** START GIVEN DATA **

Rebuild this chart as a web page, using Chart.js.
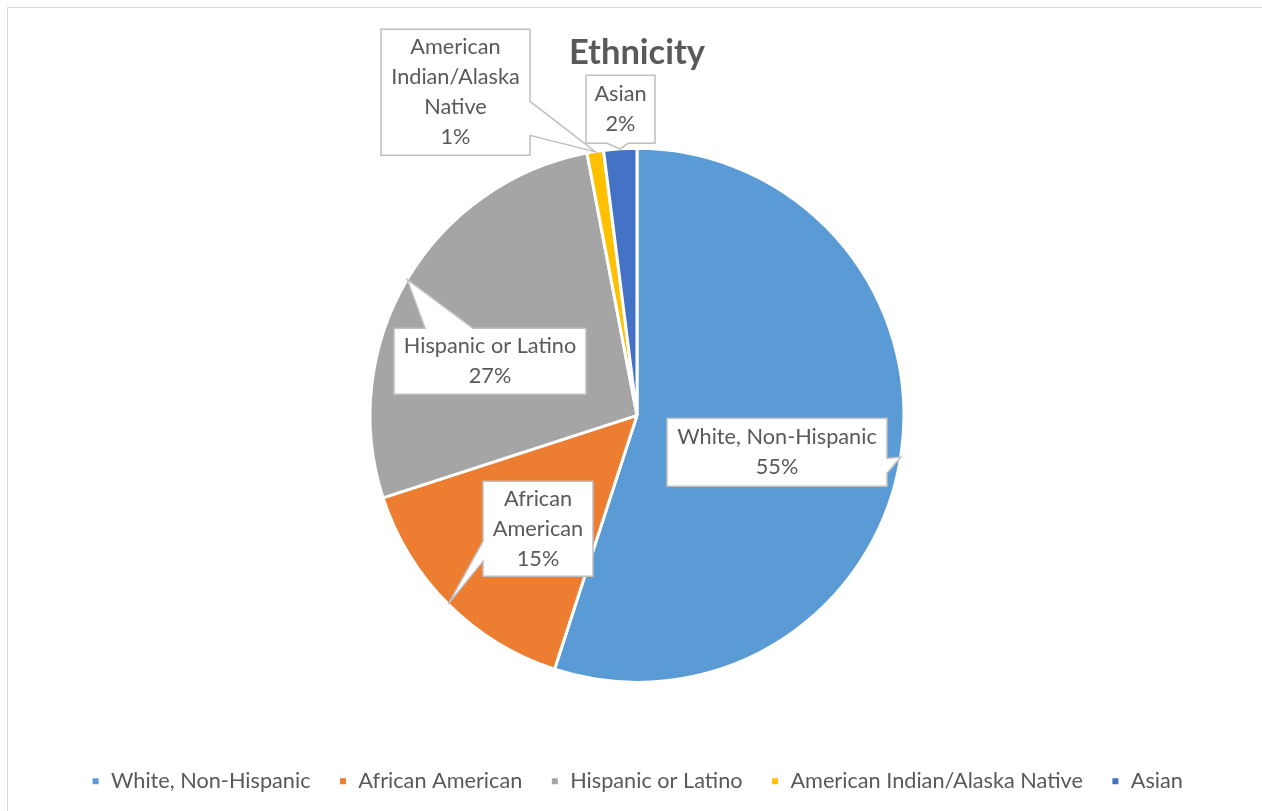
<!DOCTYPE html>
<html>
<head>
<meta charset="utf-8">
<title>Ethnicity</title>
<script src="https://cdn.jsdelivr.net/npm/chart.js@4/dist/chart.umd.min.js"></script>
<style>
  html, body { margin: 0; padding: 0; background: #fff; }
  #wrap { position: relative; width: 1262px; height: 811px; }
  #frame {
    position: absolute; left: 7px; top: 7px; right: -2px; bottom: -2px;
    border: 1px solid #d9d9d9; pointer-events: none;
  }
</style>
</head>
<body>
<div id="wrap">
  <canvas id="chart" width="1262" height="811"></canvas>
  <div id="frame"></div>
</div>
<script>
// ethnicity breakdown, percent of total
const categories = ['White, Non-Hispanic', 'African American', 'Hispanic or Latino', 'American Indian/Alaska Native', 'Asian'];
const shares = [55, 15, 27, 1, 2];
const sliceColors = ['#5b9bd5', '#ed7d31', '#a5a5a5', '#ffc000', '#4472c4'];

// callout boxes: offset of box from pie centre, box size, and which side the pointer leaves from
const callouts = [
  { dx: 30,   dy: 3,    w: 220, h: 68,  side: 'right',  base: [40, 55] },
  { dx: -154, dy: 66,   w: 110, h: 95,  side: 'left',   base: [60, 80] },
  { dx: -243, dy: -87,  w: 192, h: 66,  side: 'top',    base: [31, 79] },
  { dx: -256, dy: -386, w: 149, h: 126, side: 'right',  base: [72, 106] },
  { dx: -51,  dy: -340, w: 69,  h: 68,  side: 'bottom', base: [21, 42] }
];

const FONT = 'Lato, "Open Sans", sans-serif';
const TEXT = '#595959';
const LABEL_SIZE = 21.7;

function wrapWords(ctx, text, maxW) {
  const words = text.split(' ');
  const lines = [];
  let cur = '';
  words.forEach(function(w) {
    const test = cur ? cur + ' ' + w : w;
    if (cur && ctx.measureText(test).width > maxW) {
      lines.push(cur);
      cur = w;
    } else {
      cur = test;
    }
  });
  if (cur) lines.push(cur);
  return lines;
}

// box outline with a pointer wedge to (tx, ty)
function calloutPath(ctx, x, y, w, h, side, base, tx, ty) {
  const r = x + w, b = y + h;
  ctx.beginPath();
  ctx.moveTo(x, y);
  if (side === 'top') { ctx.lineTo(x + base[0], y); ctx.lineTo(tx, ty); ctx.lineTo(x + base[1], y); }
  ctx.lineTo(r, y);
  if (side === 'right') { ctx.lineTo(r, y + base[0]); ctx.lineTo(tx, ty); ctx.lineTo(r, y + base[1]); }
  ctx.lineTo(r, b);
  if (side === 'bottom') { ctx.lineTo(x + base[1], b); ctx.lineTo(tx, ty); ctx.lineTo(x + base[0], b); }
  ctx.lineTo(x, b);
  if (side === 'left') { ctx.lineTo(x, y + base[1]); ctx.lineTo(tx, ty); ctx.lineTo(x, y + base[0]); }
  ctx.closePath();
}

const calloutPlugin = {
  id: 'callouts',
  afterDatasetsDraw(chart) {
    const ctx = chart.ctx;
    const meta = chart.getDatasetMeta(0);
    const values = chart.data.datasets[0].data;
    const total = values.reduce(function(a, v) { return a + v; }, 0);
    ctx.save();
    ctx.font = LABEL_SIZE + 'px ' + FONT;
    meta.data.forEach(function(arc, i) {
      const p = arc.getProps(['x', 'y', 'startAngle', 'endAngle', 'outerRadius'], true);
      const mid = (p.startAngle + p.endAngle) / 2;
      const tx = p.x + Math.cos(mid) * p.outerRadius;
      const ty = p.y + Math.sin(mid) * p.outerRadius;
      const c = callouts[i];
      const bx = p.x + c.dx, by = p.y + c.dy;

      calloutPath(ctx, bx, by, c.w, c.h, c.side, c.base, tx, ty);
      ctx.fillStyle = '#ffffff';
      ctx.fill();
      ctx.lineWidth = 1.5;
      ctx.strokeStyle = '#bfbfbf';
      ctx.stroke();

      const lines = wrapWords(ctx, chart.data.labels[i], c.w - 12);
      lines.push(Math.round(values[i] / total * 100) + '%');
      const lh = 30;
      const cy = by + c.h / 2 - (lines.length - 1) * lh / 2;
      ctx.fillStyle = TEXT;
      ctx.textAlign = 'center';
      ctx.textBaseline = 'middle';
      lines.forEach(function(line, k) {
        ctx.fillText(line, bx + c.w / 2, cy + k * lh);
      });
    });
    ctx.restore();
  }
};

new Chart(document.getElementById('chart'), {
  type: 'pie',
  data: {
    labels: categories,
    datasets: [{
      data: shares,
      backgroundColor: sliceColors,
      borderColor: '#ffffff',
      borderWidth: 3
    }]
  },
  options: {
    responsive: false,
    animation: false,
    devicePixelRatio: 1,
    radius: 267,
    layout: { padding: { left: 12, right: 0, top: 0, bottom: 9 } },
    plugins: {
      title: {
        display: true,
        text: 'Ethnicity',
        color: TEXT,
        font: { family: FONT, size: 34.5, weight: 'bold' },
        padding: { top: 32, bottom: 15 }
      },
      legend: {
        position: 'bottom',
        labels: {
          color: TEXT,
          font: { family: FONT, size: LABEL_SIZE },
          boxWidth: 9,
          boxHeight: 9,
          padding: 28
        }
      },
      tooltip: { enabled: false }
    }
  },
  plugins: [calloutPlugin]
});
</script>
</body>
</html>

** END GIVEN DATA **

(WRITTEN EXERCISE) Copy the material above exactly and drop the pictures.

(THE RESPONSE)
Rebuild this chart as a web page, using Chart.js.
<!DOCTYPE html>
<html>
<head>
<meta charset="utf-8">
<title>Ethnicity</title>
<script src="https://cdn.jsdelivr.net/npm/chart.js@4/dist/chart.umd.min.js"></script>
<style>
  html, body { margin: 0; padding: 0; background: #fff; }
  #wrap { position: relative; width: 1262px; height: 811px; }
  #frame {
    position: absolute; left: 7px; top: 7px; right: -2px; bottom: -2px;
    border: 1px solid #d9d9d9; pointer-events: none;
  }
</style>
</head>
<body>
<div id="wrap">
  <canvas id="chart" width="1262" height="811"></canvas>
  <div id="frame"></div>
</div>
<script>
// ethnicity breakdown, percent of total
const categories = ['White, Non-Hispanic', 'African American', 'Hispanic or Latino', 'American Indian/Alaska Native', 'Asian'];
const shares = [55, 15, 27, 1, 2];
const sliceColors = ['#5b9bd5', '#ed7d31', '#a5a5a5', '#ffc000', '#4472c4'];

// callout boxes: offset of box from pie centre, box size, and which side the pointer leaves from
const callouts = [
  { dx: 30,   dy: 3,    w: 220, h: 68,  side: 'right',  base: [40, 55] },
  { dx: -154, dy: 66,   w: 110, h: 95,  side: 'left',   base: [60, 80] },
  { dx: -243, dy: -87,  w: 192, h: 66,  side: 'top',    base: [31, 79] },
  { dx: -256, dy: -386, w: 149, h: 126, side: 'right',  base: [72, 106] },
  { dx: -51,  dy: -340, w: 69,  h: 68,  side: 'bottom', base: [21, 42] }
];

const FONT = 'Lato, "Open Sans", sans-serif';
const TEXT = '#595959';
const LABEL_SIZE = 21.7;

function wrapWords(ctx, text, maxW) {
  const words = text.split(' ');
  const lines = [];
  let cur = '';
  words.forEach(function(w) {
    const test = cur ? cur + ' ' + w : w;
    if (cur && ctx.measureText(test).width > maxW) {
      lines.push(cur);
      cur = w;
    } else {
      cur = test;
    }
  });
  if (cur) lines.push(cur);
  return lines;
}

// box outline with a pointer wedge to (tx, ty)
function calloutPath(ctx, x, y, w, h, side, base, tx, ty) {
  const r = x + w, b = y + h;
  ctx.beginPath();
  ctx.moveTo(x, y);
  if (side === 'top') { ctx.lineTo(x + base[0], y); ctx.lineTo(tx, ty); ctx.lineTo(x + base[1], y); }
  ctx.lineTo(r, y);
  if (side === 'right') { ctx.lineTo(r, y + base[0]); ctx.lineTo(tx, ty); ctx.lineTo(r, y + base[1]); }
  ctx.lineTo(r, b);
  if (side === 'bottom') { ctx.lineTo(x + base[1], b); ctx.lineTo(tx, ty); ctx.lineTo(x + base[0], b); }
  ctx.lineTo(x, b);
  if (side === 'left') { ctx.lineTo(x, y + base[1]); ctx.lineTo(tx, ty); ctx.lineTo(x, y + base[0]); }
  ctx.closePath();
}

const calloutPlugin = {
  id: 'callouts',
  afterDatasetsDraw(chart) {
    const ctx = chart.ctx;
    const meta = chart.getDatasetMeta(0);
    const values = chart.data.datasets[0].data;
    const total = values.reduce(function(a, v) { return a + v; }, 0);
    ctx.save();
    ctx.font = LABEL_SIZE + 'px ' + FONT;
    meta.data.forEach(function(arc, i) {
      const p = arc.getProps(['x', 'y', 'startAngle', 'endAngle', 'outerRadius'], true);
      const mid = (p.startAngle + p.endAngle) / 2;
      const tx = p.x + Math.cos(mid) * p.outerRadius;
      const ty = p.y + Math.sin(mid) * p.outerRadius;
      const c = callouts[i];
      const bx = p.x + c.dx, by = p.y + c.dy;

      calloutPath(ctx, bx, by, c.w, c.h, c.side, c.base, tx, ty);
      ctx.fillStyle = '#ffffff';
      ctx.fill();
      ctx.lineWidth = 1.5;
      ctx.strokeStyle = '#bfbfbf';
      ctx.stroke();

      const lines = wrapWords(ctx, chart.data.labels[i], c.w - 12);
      lines.push(Math.round(values[i] / total * 100) + '%');
      const lh = 30;
      const cy = by + c.h / 2 - (lines.length - 1) * lh / 2;
      ctx.fillStyle = TEXT;
      ctx.textAlign = 'center';
      ctx.textBaseline = 'middle';
      lines.forEach(function(line, k) {
        ctx.fillText(line, bx + c.w / 2, cy + k * lh);
      });
    });
    ctx.restore();
  }
};

new Chart(document.getElementById('chart'), {
  type: 'pie',
  data: {
    labels: categories,
    datasets: [{
      data: shares,
      backgroundColor: sliceColors,
      borderColor: '#ffffff',
      borderWidth: 3
    }]
  },
  options: {
    responsive: false,
    animation: false,
    devicePixelRatio: 1,
    radius: 267,
    layout: { padding: { left: 12, right: 0, top: 0, bottom: 9 } },
    plugins: {
      title: {
        display: true,
        text: 'Ethnicity',
        color: TEXT,
        font: { family: FONT, size: 34.5, weight: 'bold' },
        padding: { top: 32, bottom: 15 }
      },
      legend: {
        position: 'bottom',
        labels: {
          color: TEXT,
          font: { family: FONT, size: LABEL_SIZE },
          boxWidth: 9,
          boxHeight: 9,
          padding: 28
        }
      },
      tooltip: { enabled: false }
    }
  },
  plugins: [calloutPlugin]
});
</script>
</body>
</html>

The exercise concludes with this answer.